Effective test data management embeds data masking and privacy protections directly into data provisioning workflows. Sensitive values are masked automatically while preserving formats and relationships required for meaningful testing. Integrating privacy controls from the outset reduces audit pressure and lowers exposure risk.
6. Use synthetic data for edge cases and negative testing
Real production data rarely covers every scenario required for thorough testing. Rare events, error conditions, boundary values, and future states are often missing. Synthetic data generation fills these gaps by creating targeted data sets based on defined business rules.
Synthetic data enables teams to test edge cases, failure paths, and new features that lack historical data. It improves test coverage while reducing reliance on finding “perfect” real-world examples.
7. Integrate test data into delivery pipelines
When test data is managed outside CI/CD pipelines, it often becomes an invisible bottleneck. Integrating test data provisioning, masking, and reset directly into delivery pipelines ensures data is always ready when tests execute.
Pipeline integration keeps test data aligned with application changes and supports consistent behavior across branches and environments. This increases confidence in automated test results and accelerates feedback loops.

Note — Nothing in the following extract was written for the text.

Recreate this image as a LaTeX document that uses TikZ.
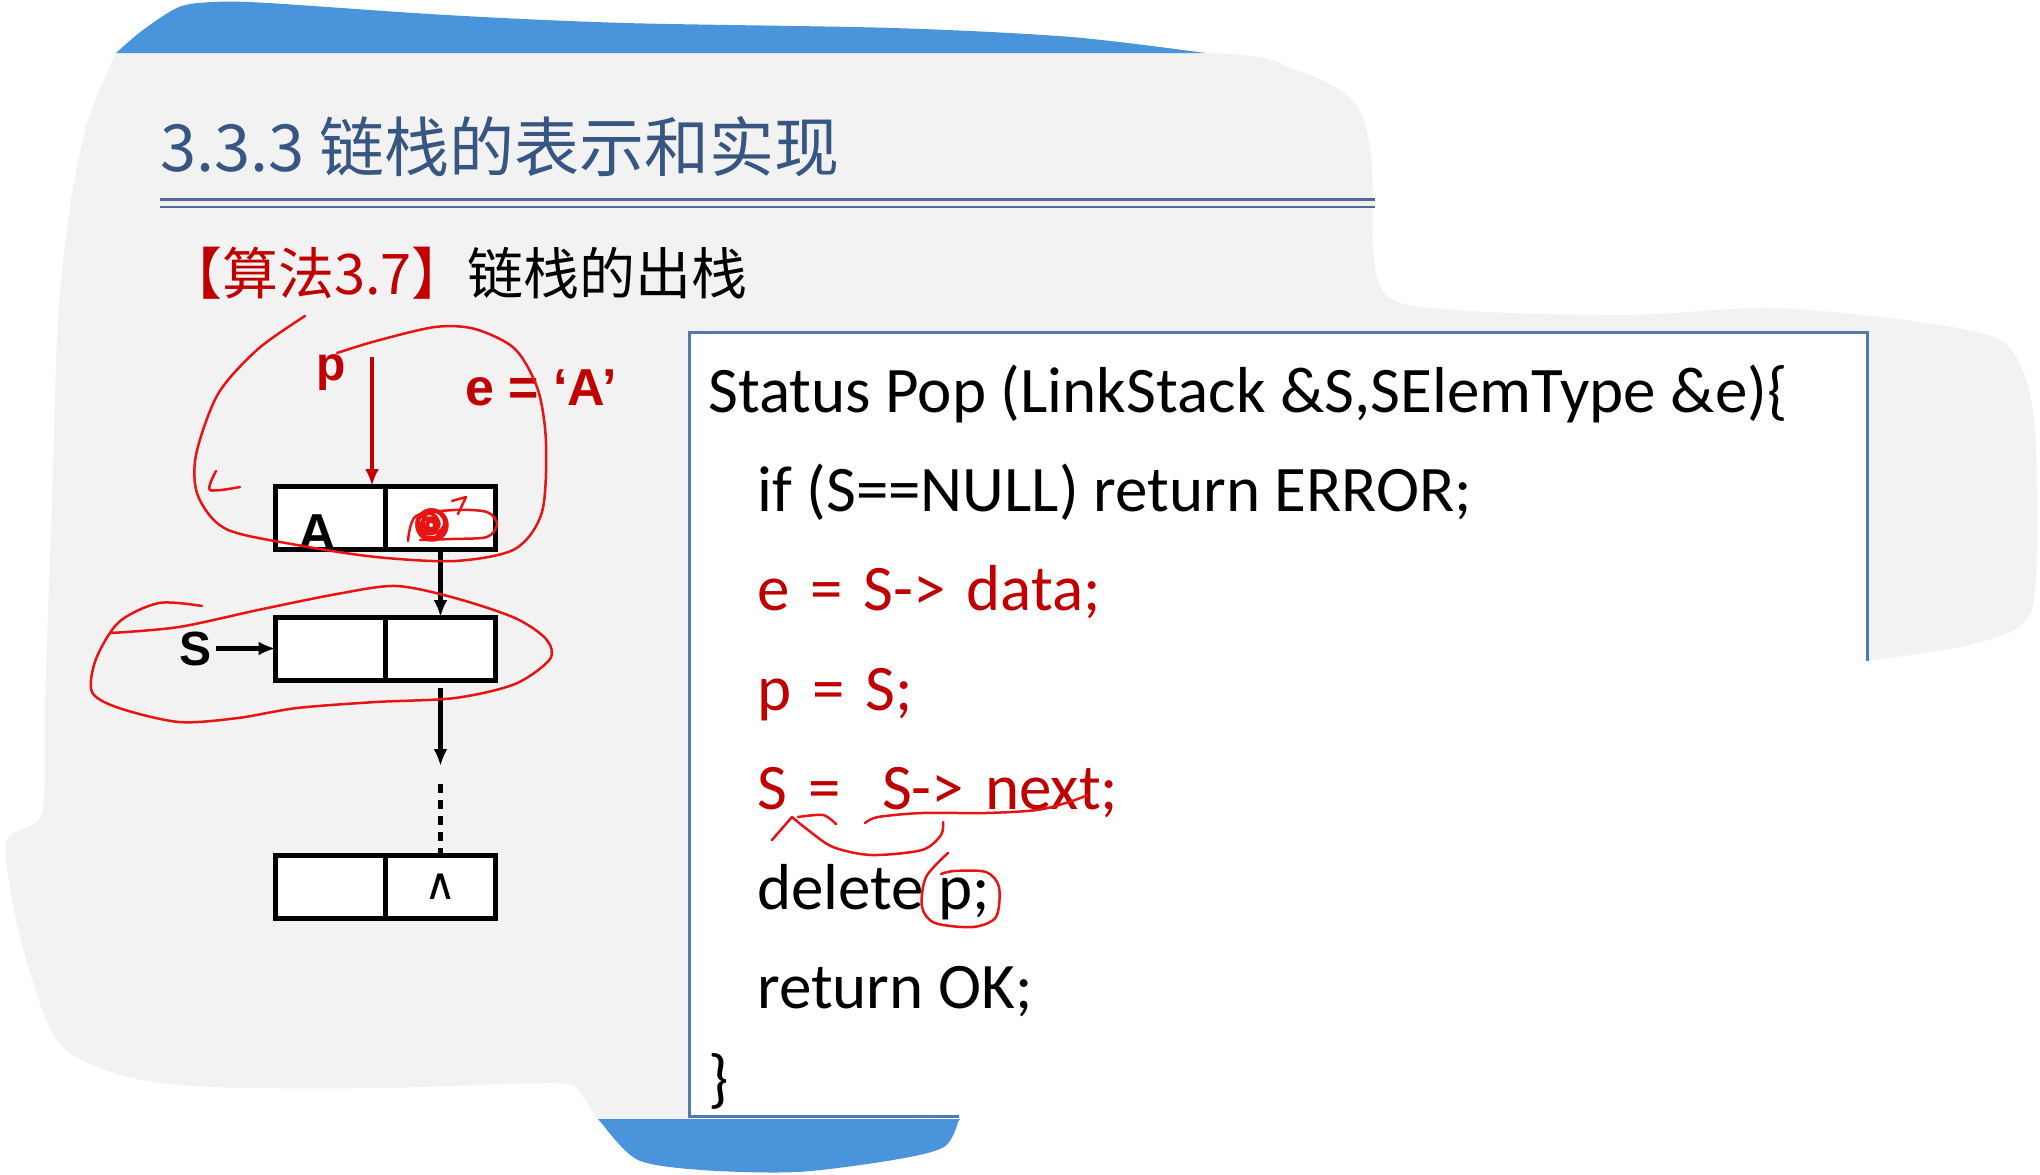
\documentclass[tikz,border=0pt]{standalone}
\usepackage{fontspec}
\setmainfont{Liberation Sans}
\newfontfamily\codefont{Carlito}
\newfontfamily\cjkfont{Noto Sans CJK SC}
\newfontfamily\symfont{DejaVu Sans}
\usetikzlibrary{positioning,arrows.meta}

\definecolor{slide}{RGB}{242,242,242}
\definecolor{band}{RGB}{74,148,220}
\definecolor{bandlight}{RGB}{108,170,228}
\definecolor{titleblue}{RGB}{56,86,130}
\definecolor{rulecol}{RGB}{79,107,150}
\definecolor{boxblue}{RGB}{79,122,180}
\definecolor{codered}{RGB}{192,0,0}
\definecolor{inkred}{RGB}{232,20,20}

\begin{document}
\begin{tikzpicture}[x=1pt,y=-1pt,
    cell/.style={draw,line width=5pt,outer sep=0pt,inner sep=0pt,fill=white,
                 minimum width=110pt,minimum height=63pt,
                 font=\fontsize{52}{52}\selectfont\bfseries},
    codeline/.style={anchor=base west,inner sep=0pt,
                     font=\codefont\fontsize{65}{65}\selectfont},
    redline/.style={codeline,text=codered,
                    execute at begin node={\spaceskip=21pt\relax}},
    lbl/.style={inner sep=0pt,outer sep=4pt,
                font=\fontsize{48}{48}\selectfont\bfseries},
    link/.style={line width=4.5pt,-{Latex[length=17pt,width=14pt]}},
    ink/.style={inkred,line width=2.5pt,line cap=round,line join=round}]
  \useasboundingbox (0,0) rectangle (2040,1175);

  % slide background
  \fill[slide] plot[smooth] coordinates {(116,53) (700,53) (1205,53) (1295,70)
      (1340,90) (1362,115) (1371,156) (1373,201) (1373,250) (1380,286) (1404,304)
      (1489,312) (1630,315) (1772,308) (1913,321) (1998,339) (2026,379) (2036,446)
      (2036,580) (2022,625) (1960,647) (1866,661)}
    -- (960,661) -- (960,1118)
    -- plot[smooth] coordinates {(600,1123) (580,1093) (555,1083) (383,1088)
      (210,1087) (128,1077) (70,1053) (45,1017) (19,933) (6,860) (10,835)
      (42,812) (45,700) (52,500) (58,320) (71,200) (89,117) (116,53)}
    -- cycle;
  \shade[left color=band,middle color=bandlight,right color=band]
    plot[smooth] coordinates {(116,53) (143,30) (179,7) (214,2) (268,3) (446,15)
      (625,23) (893,28) (1071,37) (1205,53)} -- cycle;
  \fill[band] (598,1119) -- (960,1119)
    -- plot[smooth] coordinates {(958,1122) (944,1147) (893,1160) (797,1172)
      (702,1170) (638,1160) (604,1126)} -- cycle;

  % title
  \node[anchor=base west,inner sep=0pt,text=titleblue,
        font=\cjkfont\fontsize{65}{65}\selectfont] (title) at (160,171)
    {3.3.3 链栈的表示和实现};
  \draw[rulecol,line width=3pt] (160,199) -- (1375,199);
  \draw[rulecol,line width=1.5pt] (160,207) -- (1375,207);
  \node[anchor=base west,inner sep=0pt,
        font=\cjkfont\fontsize{56}{56}\selectfont] (algo) at (166,294)
    {\textcolor{codered}{【算法3.7】}链栈的出栈};

  % code
  \fill[white] (689,332) rectangle (1867,1116);
  \draw[boxblue,line width=3pt] (1867,661) -- (1867,332) -- (689,332)
    -- (689,1116) -- (959,1116);
  \node[codeline] (sig) at (708,412) {Status Pop (LinkStack \&S,SElemType \&e)\{};
  \node[codeline] (check) at (757,511) {if (S==NULL) return ERROR;};
  \node[redline] (take) at (757,610) {e = S-> data;};
  \node[redline] (keep) at (757,710) {p = S;};
  \node[redline] (move) at (757,809) {S = \ S-> next;};
  \node[codeline] (free) at (757,909) {delete p;};
  \node[codeline] (ret) at (757,1008) {return OK;};
  \node[codeline] (close) at (708,1100) {\}};

  % linked stack
  \node[cell] (topa) at (330.5,517.5)
    {\raisebox{-33pt}[0pt][0pt]{A}\hspace*{26pt}};
  \node[cell,right=0pt of topa] (topb) {};
  \node[cell,below=68pt of topa] (mida) {};
  \node[cell,right=0pt of mida] (midb) {};
  \node[cell,below=175pt of mida] (lasta) {};
  \node[cell,right=0pt of lasta] (lastb)
    {\symfont\fontsize{44}{44}\selectfont\mdseries ∧};
  \draw[line width=5pt] (topa.south west) -- (topb.south east);
  \node[lbl,left=60pt of mida] (S) {S};
  \node[lbl,text=codered,anchor=base] (p) at (331,380) {p};
  \node[lbl,text=codered,anchor=base west,outer sep=0pt,
        font=\fontsize{52}{52}\selectfont\bfseries] (eval) at (465,405)
    {e = ‘A’};
  \coordinate (ptail) at (372,357);
  \coordinate[below=86pt of midb.south] (gap);
  \draw[link] (topb.south) -- (midb.north);
  \draw[link] ([yshift=-8pt]midb.south) -- (gap);
  \draw[line width=5pt,dash pattern=on 9pt off 7pt]
    ([yshift=-18pt]gap) -- ([yshift=-8pt]lastb.north);
  \draw[link] (S) -- (mida);
  \draw[link,codered] (ptail) -- (ptail |- topa.north);

  % red pen marks
  \draw[ink] plot[smooth] coordinates {(305,316) (258,349) (218,394) (196,455)
    (198,496) (226,529) (297,545) (376,557) (455,561) (515,549) (542,512)
    (546,443) (538,390) (515,349) (475,329) (435,327) (376,341) (337,353)};
  \draw[ink] plot[smooth] coordinates {(216,471) (210,490) (240,487)};
  \foreach \r/\dx/\dy in {14/0/0,11/3/-2,8/-2/2,15/1/1,6/2/0,10/-3/-1,4/0/1}
    \draw[ink,line width=3.5pt] (431+\dx,524+\dy) circle[radius=\r];
  \draw[ink] plot[smooth] coordinates {(408,541) (416,516) (455,510) (487,512)
    (497,524) (487,537) (451,539) (420,540)};
  \draw[ink] plot coordinates {(452,501) (466,497) (458,514)};
  \draw[ink] plot[smooth] coordinates {(202,606) (159,603) (119,622) (96,659)
    (92,692) (119,708) (179,722) (238,718) (297,708) (376,702) (455,698)
    (515,684) (550,659) (546,639) (515,618) (455,598) (396,586) (337,594)
    (258,610) (179,627) (111,633)};
  \draw[ink] plot[smooth] coordinates {(865,823) (878,817) (922,813) (986,813)
    (1037,810) (1069,802) (1088,795)};
  \draw[ink] (772,840) -- (792,817);
  \draw[ink] plot[smooth] coordinates {(792,817) (808,830) (833,847) (871,855)
    (922,850) (941,835) (943,822)};
  \draw[ink] plot[smooth] coordinates {(798,817) (823,815) (836,824)};
  \draw[ink] plot[smooth] coordinates {(948,853) (926,877) (922,907) (935,923)
    (973,927) (996,917) (999,887) (986,872) (954,871) (941,874)};
\end{tikzpicture}
\end{document}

8. Enable self-service access with guardrails
Centralized control should not slow teams down. Self-service access allows developers and testers to request data, refresh states, or create test scenarios on demand. Guardrails – such as role-based access, approval workflows, and automation – prevent misuse.
Self-service capabilities reduce wait times, empower teams, and scale more effectively as testing demand grows, without sacrificing governance or security.
9. Measure and govern test data usage
Strong governance begins with visibility. Tracking metrics such as provisioning time, data reuse, refresh frequency, and failure rates helps teams identify inefficiencies and risks.
Clear ownership and standards prevent duplication and confusion. Over time, governance metrics support compliance reporting, capacity planning, and continuous improvement, ensuring test data practices evolve alongside systems and business needs.
Why test data management matters more now
Recent years have highlighted the growing importance of disciplined data management. High-profile breaches and evolving regulatory expectations have shown that attackers often target data ecosystems rather than individual applications. At the same time, organizations face increasing pressure to demonstrate accountability, transparency, and strong data protection practices.
For software delivery teams, this environment reinforces the need to minimize exposure of real data in non-production environments, apply consistent masking and privacy controls, and maintain auditable test data processes. Test data management plays a central role in meeting these expectations.
What enterprises sometimes overlook
Despite increased awareness, gaps still exist. Teams may rely on stale or incomplete production snapshots that miss critical lifecycle states or edge conditions. Without synthetic data designed for rare or complex scenarios, important logic paths remain untested.
Privacy controls are also sometimes applied too late, creating rework and compliance risk. Additionally, some strategies focus narrowly on provisioning and masking while overlooking resilience testing – such as validating recovery behavior when data services are degraded or unavailable.
Finally, organizations often underestimate the value of governance metrics. Without measuring how representative test data is or how frequently sensitive values appear, teams lack insight into where improvements are needed.
Last word
These nine best practices position test data as a core enabler of reliable software delivery rather than an afterthought. When test data is realistic, secure, automated, and well governed, testing becomes more predictable, teams move faster, and releases are delivered with greater confidence.